#### What needs to be done:
Please return exactly the run of lines that begins with the line containing "Emit a LaTeX" and ends with the line containing "(stgjk) at (209,264)", pictures excluded.

#### Data extract:

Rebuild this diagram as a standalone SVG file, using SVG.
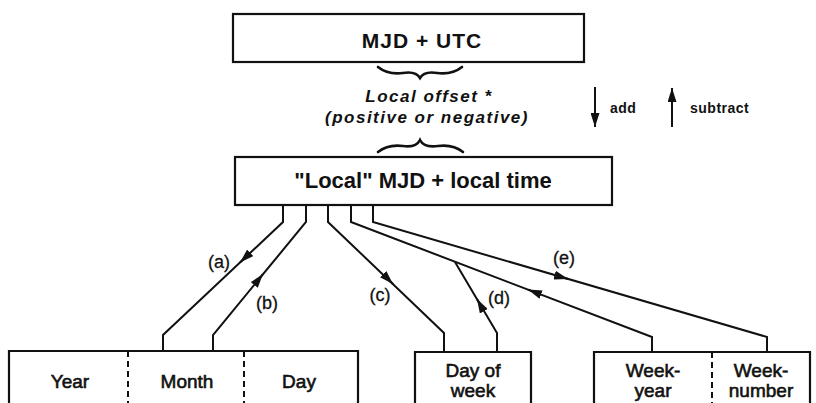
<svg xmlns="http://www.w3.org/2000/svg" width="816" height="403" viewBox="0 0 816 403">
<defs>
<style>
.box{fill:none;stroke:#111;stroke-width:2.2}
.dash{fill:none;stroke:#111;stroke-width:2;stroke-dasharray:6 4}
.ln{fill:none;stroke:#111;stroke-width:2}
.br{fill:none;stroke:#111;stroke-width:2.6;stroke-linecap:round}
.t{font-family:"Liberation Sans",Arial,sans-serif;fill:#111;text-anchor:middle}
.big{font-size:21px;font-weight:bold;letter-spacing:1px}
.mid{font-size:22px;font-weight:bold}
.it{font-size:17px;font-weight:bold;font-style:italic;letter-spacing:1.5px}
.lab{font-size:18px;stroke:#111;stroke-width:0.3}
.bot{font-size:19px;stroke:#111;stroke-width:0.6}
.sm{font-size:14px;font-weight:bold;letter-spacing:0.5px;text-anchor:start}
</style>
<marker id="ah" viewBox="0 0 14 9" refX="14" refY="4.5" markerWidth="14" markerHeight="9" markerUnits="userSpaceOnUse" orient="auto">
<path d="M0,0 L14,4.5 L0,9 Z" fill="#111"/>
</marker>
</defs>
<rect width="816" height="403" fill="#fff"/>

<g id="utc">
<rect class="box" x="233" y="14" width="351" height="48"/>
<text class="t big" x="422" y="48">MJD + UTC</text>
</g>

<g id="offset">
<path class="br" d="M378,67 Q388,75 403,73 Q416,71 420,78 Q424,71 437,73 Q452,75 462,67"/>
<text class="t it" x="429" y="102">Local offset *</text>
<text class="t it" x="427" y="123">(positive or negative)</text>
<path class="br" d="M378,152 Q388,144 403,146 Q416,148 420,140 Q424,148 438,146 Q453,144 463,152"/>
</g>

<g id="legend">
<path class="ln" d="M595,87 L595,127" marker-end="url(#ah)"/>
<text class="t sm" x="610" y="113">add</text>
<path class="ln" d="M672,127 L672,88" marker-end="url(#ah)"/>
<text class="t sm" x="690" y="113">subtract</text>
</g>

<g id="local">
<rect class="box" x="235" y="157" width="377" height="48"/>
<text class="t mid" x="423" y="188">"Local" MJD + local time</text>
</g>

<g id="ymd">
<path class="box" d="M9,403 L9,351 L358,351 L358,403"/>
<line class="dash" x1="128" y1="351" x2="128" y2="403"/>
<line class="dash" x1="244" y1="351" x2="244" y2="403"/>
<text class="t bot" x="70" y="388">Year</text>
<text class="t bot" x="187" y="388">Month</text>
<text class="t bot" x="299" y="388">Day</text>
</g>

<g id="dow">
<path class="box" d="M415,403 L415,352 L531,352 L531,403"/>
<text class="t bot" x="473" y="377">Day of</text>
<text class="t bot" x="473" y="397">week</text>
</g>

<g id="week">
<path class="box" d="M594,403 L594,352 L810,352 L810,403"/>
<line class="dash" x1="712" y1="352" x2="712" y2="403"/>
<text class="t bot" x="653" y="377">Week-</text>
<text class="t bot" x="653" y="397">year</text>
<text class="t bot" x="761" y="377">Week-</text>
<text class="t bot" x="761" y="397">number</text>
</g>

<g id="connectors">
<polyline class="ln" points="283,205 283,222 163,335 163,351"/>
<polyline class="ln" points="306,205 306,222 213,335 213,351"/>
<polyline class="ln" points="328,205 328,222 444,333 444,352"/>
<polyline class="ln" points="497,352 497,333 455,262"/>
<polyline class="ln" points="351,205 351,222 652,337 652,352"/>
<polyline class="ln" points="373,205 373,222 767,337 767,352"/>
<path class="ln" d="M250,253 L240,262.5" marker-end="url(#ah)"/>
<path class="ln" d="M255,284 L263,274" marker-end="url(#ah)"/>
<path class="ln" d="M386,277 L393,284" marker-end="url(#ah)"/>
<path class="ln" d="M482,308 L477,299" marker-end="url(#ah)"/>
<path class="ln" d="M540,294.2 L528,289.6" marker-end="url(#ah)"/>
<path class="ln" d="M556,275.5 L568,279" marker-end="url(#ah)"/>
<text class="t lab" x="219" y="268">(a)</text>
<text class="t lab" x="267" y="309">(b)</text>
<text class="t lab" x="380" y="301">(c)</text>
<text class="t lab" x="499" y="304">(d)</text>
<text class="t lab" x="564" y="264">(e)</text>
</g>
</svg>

---

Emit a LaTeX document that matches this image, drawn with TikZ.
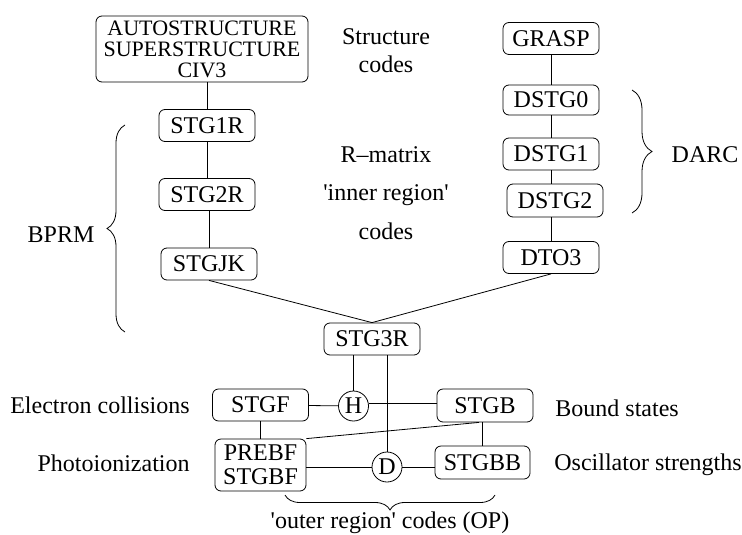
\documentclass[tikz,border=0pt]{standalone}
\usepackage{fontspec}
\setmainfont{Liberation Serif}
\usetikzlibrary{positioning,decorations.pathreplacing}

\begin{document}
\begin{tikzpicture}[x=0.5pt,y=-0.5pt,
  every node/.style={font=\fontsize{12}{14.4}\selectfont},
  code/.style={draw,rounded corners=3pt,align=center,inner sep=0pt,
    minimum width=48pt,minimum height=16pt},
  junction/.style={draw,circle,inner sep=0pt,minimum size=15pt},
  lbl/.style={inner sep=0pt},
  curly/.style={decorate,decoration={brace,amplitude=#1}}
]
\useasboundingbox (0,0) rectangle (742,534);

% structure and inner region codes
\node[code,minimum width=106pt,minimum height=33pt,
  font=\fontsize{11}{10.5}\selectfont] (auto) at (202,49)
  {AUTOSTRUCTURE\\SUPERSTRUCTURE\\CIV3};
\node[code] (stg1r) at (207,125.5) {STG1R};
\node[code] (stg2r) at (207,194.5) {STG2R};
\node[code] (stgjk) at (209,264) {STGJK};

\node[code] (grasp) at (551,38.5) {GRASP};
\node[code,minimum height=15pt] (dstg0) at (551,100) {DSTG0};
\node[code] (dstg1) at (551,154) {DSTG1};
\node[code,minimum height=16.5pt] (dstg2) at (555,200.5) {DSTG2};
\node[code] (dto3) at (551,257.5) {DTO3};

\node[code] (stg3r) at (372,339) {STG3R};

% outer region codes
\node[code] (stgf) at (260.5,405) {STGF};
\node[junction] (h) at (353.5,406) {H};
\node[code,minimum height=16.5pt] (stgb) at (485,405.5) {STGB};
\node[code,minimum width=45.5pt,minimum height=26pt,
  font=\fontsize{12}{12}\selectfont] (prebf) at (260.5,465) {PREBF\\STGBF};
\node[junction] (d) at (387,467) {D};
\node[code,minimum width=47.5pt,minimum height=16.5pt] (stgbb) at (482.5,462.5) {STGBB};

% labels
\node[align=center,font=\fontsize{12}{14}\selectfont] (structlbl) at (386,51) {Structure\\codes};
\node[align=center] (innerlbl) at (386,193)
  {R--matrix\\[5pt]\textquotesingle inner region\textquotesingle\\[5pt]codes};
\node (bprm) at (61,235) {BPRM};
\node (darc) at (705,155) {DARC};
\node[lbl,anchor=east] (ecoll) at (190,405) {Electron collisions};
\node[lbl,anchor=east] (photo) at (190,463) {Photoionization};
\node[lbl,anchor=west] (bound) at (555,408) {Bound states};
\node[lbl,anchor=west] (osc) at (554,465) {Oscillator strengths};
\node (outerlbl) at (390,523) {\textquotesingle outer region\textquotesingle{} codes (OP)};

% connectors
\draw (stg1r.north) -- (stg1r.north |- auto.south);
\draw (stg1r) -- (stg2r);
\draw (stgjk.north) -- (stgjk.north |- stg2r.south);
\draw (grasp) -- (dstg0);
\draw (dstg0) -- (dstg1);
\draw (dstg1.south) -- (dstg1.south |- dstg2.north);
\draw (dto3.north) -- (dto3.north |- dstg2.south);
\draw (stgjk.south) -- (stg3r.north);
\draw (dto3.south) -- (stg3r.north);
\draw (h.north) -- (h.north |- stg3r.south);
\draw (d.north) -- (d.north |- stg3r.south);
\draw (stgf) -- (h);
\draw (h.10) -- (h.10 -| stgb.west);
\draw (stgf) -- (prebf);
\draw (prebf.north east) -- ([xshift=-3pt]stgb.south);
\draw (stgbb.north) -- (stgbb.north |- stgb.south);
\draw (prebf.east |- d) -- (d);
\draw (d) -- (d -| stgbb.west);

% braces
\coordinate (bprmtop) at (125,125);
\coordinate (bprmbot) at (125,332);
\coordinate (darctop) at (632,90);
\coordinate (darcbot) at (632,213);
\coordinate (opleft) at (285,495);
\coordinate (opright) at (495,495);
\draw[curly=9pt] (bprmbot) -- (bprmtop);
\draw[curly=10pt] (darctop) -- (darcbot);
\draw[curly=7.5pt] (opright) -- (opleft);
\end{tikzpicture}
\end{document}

---

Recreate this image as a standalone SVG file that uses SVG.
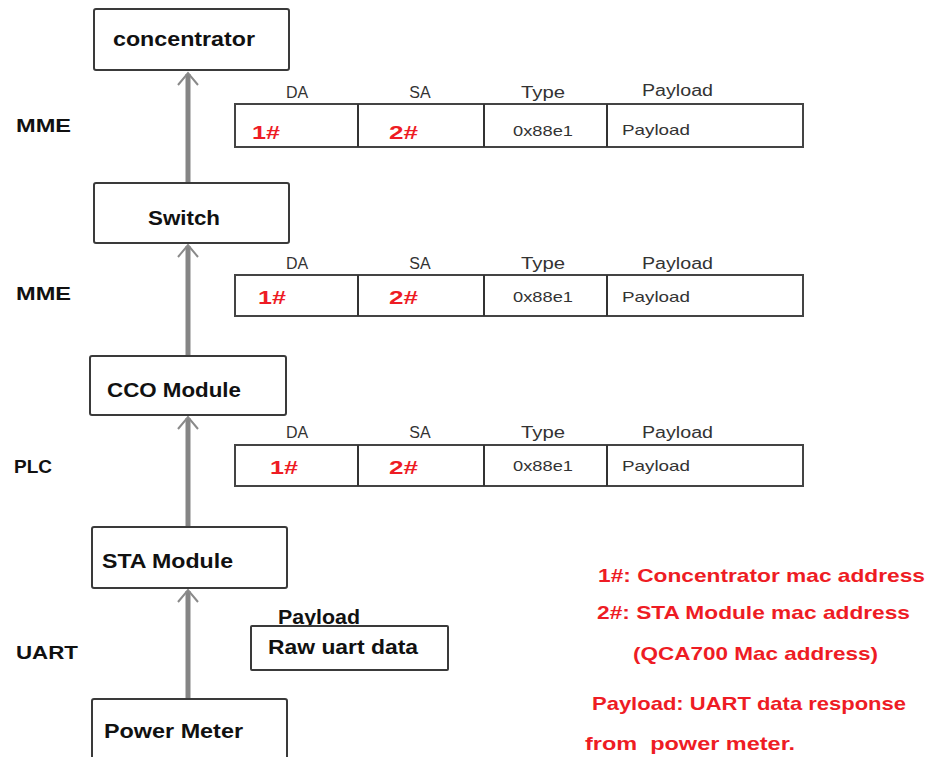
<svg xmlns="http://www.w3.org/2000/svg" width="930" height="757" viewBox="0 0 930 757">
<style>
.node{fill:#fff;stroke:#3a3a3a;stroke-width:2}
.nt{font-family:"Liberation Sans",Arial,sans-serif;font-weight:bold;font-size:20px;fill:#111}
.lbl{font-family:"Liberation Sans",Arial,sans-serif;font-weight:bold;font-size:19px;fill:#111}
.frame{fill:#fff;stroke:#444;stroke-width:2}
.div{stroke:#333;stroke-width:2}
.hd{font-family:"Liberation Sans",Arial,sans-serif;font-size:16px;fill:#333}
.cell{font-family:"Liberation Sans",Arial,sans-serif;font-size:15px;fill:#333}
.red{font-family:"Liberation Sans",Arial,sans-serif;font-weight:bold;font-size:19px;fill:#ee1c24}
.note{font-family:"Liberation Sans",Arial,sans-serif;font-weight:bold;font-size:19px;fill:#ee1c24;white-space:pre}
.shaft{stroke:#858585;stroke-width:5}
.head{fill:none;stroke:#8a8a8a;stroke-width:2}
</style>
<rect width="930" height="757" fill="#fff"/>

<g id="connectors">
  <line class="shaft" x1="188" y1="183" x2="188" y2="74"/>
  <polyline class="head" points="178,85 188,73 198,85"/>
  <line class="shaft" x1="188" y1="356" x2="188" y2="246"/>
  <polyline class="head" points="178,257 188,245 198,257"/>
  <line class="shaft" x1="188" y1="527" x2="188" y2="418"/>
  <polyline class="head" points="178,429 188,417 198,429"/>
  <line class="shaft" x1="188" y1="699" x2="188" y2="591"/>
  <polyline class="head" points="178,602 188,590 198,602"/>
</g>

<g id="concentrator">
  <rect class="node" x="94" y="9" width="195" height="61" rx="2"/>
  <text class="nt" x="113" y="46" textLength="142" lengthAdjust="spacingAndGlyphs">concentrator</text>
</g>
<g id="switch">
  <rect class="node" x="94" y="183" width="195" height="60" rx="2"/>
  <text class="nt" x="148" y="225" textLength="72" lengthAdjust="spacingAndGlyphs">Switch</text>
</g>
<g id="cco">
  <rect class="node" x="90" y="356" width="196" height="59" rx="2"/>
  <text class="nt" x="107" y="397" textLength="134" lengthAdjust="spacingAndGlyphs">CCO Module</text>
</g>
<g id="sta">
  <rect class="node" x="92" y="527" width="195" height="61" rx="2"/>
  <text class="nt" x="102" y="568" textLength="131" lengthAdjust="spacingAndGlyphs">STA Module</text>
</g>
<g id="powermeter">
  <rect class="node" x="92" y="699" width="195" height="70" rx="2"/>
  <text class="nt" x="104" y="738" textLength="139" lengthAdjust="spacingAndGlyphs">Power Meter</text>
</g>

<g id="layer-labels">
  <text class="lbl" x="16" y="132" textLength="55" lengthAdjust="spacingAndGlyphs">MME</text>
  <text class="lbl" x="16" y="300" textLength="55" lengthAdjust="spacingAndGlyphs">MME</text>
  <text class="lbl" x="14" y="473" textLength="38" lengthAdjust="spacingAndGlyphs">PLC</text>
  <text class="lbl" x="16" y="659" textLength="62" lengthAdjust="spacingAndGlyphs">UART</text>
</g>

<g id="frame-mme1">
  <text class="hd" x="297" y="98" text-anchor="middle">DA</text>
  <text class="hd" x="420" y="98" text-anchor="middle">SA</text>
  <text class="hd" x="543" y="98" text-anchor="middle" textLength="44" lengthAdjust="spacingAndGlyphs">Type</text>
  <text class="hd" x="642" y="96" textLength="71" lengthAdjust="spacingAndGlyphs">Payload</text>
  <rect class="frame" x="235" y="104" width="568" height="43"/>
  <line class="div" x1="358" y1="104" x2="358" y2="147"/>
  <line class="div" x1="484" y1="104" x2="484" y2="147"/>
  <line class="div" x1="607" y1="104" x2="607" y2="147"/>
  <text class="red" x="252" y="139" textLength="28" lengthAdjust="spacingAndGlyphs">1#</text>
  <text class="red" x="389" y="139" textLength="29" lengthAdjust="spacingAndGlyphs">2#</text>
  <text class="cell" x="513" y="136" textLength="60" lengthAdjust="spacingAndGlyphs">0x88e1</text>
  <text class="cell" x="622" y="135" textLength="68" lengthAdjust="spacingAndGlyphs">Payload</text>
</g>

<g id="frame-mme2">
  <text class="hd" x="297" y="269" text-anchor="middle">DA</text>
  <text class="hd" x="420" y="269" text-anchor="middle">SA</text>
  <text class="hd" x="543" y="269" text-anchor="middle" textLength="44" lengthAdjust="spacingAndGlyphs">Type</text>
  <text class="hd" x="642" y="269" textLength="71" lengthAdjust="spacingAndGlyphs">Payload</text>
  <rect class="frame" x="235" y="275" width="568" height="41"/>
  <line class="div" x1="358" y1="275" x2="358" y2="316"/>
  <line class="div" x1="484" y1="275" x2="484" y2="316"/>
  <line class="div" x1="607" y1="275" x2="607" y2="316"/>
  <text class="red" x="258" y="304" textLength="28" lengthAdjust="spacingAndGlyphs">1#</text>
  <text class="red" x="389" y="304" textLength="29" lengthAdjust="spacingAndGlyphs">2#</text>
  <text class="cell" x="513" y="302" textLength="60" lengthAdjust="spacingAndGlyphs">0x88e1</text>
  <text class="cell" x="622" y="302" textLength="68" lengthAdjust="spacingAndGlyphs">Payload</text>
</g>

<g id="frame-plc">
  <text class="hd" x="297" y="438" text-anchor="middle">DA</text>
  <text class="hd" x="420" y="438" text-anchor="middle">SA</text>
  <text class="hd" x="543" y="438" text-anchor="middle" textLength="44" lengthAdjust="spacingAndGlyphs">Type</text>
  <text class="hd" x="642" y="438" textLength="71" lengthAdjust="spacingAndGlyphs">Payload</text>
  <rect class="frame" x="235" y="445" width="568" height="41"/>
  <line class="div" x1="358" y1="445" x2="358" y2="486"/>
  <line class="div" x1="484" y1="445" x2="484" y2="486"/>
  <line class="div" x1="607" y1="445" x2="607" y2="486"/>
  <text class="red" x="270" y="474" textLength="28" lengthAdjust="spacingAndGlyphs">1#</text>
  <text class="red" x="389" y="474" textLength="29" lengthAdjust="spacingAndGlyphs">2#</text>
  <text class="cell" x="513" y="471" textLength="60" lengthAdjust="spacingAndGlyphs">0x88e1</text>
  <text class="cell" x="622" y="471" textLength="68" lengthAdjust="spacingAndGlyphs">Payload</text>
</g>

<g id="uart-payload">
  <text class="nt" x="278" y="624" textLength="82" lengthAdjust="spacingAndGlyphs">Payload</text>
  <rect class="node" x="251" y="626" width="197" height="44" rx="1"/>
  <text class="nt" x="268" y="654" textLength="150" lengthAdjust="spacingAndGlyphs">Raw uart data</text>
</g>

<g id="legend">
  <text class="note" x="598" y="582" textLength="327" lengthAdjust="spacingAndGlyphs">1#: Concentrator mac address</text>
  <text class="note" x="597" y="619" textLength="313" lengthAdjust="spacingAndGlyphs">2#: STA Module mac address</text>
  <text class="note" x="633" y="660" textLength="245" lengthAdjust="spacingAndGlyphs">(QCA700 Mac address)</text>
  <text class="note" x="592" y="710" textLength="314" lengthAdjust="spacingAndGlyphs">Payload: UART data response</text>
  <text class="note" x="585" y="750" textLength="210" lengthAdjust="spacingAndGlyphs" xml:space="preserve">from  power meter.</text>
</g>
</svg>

#### Reply:
Emit a LaTeX document that matches this image, drawn with TikZ.
\documentclass[tikz,border=0pt]{standalone}
\usepackage{fontspec}
\setmainfont{Liberation Serif}
\usetikzlibrary{positioning,decorations.pathreplacing}

\begin{document}
\begin{tikzpicture}[x=0.5pt,y=-0.5pt,
  every node/.style={font=\fontsize{12}{14.4}\selectfont},
  code/.style={draw,rounded corners=3pt,align=center,inner sep=0pt,
    minimum width=48pt,minimum height=16pt},
  junction/.style={draw,circle,inner sep=0pt,minimum size=15pt},
  lbl/.style={inner sep=0pt},
  curly/.style={decorate,decoration={brace,amplitude=#1}}
]
\useasboundingbox (0,0) rectangle (742,534);

% structure and inner region codes
\node[code,minimum width=106pt,minimum height=33pt,
  font=\fontsize{11}{10.5}\selectfont] (auto) at (202,49)
  {AUTOSTRUCTURE\\SUPERSTRUCTURE\\CIV3};
\node[code] (stg1r) at (207,125.5) {STG1R};
\node[code] (stg2r) at (207,194.5) {STG2R};
\node[code] (stgjk) at (209,264) {STGJK};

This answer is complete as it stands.